Finite spherical symmetry groups are also called point groups in three dimensions. There are five fundamental symmetry classes which have triangular fundamental domains: dihedral, cyclic, tetrahedral, octahedral, and icosahedral symmetry.
This article lists the groups by Schoenflies notation, Coxeter notation,[1] orbifold notation,[2] and order. John Conway uses a variation of the Schoenflies notation, based on the groups' quaternion algebraic structure, labeled by one or two upper case letters, and whole number subscripts. The group order is defined as the subscript, unless the order is doubled for symbols with a plus or minus, "±", prefix, which implies a central inversion.[3]
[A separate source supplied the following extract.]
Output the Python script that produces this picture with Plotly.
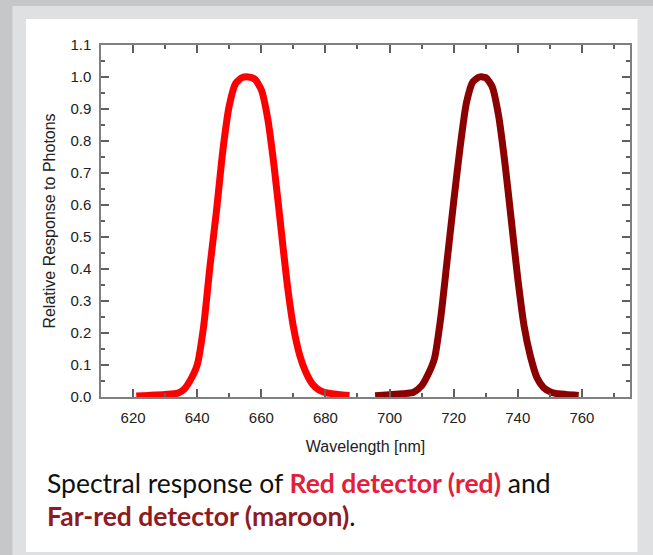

Hermann–Mauguin notation (International notation) is also given. The crystallography groups, 32 in total, are a subset with element orders 2, 3, 4 and 6.[4]
There are four involutional groups: no symmetry (C1), reflection symmetry (Cs), 2-fold rotational symmetry (C2), and central point symmetry (Ci).
There are four infinite cyclic symmetry families, with n = 2 or higher. (n may be 1 as a special case as no symmetry)
There are three infinite dihedral symmetry families, with n = 2 or higher (n may be 1 as a special case).
There are three types of polyhedral symmetry: tetrahedral symmetry, octahedral symmetry, and icosahedral symmetry, named after the triangle-faced regular polyhedra with these symmetries.
All of the discrete point symmetries are subgroups of certain continuous symmetries. They can be classified as products of orthogonal groups O(n) or special orthogonal groups SO(n). O(1) is a single orthogonal reflection, dihedral symmetry order 2, Dih1. SO(1) is just the identity. Half turns, C2, are needed to complete.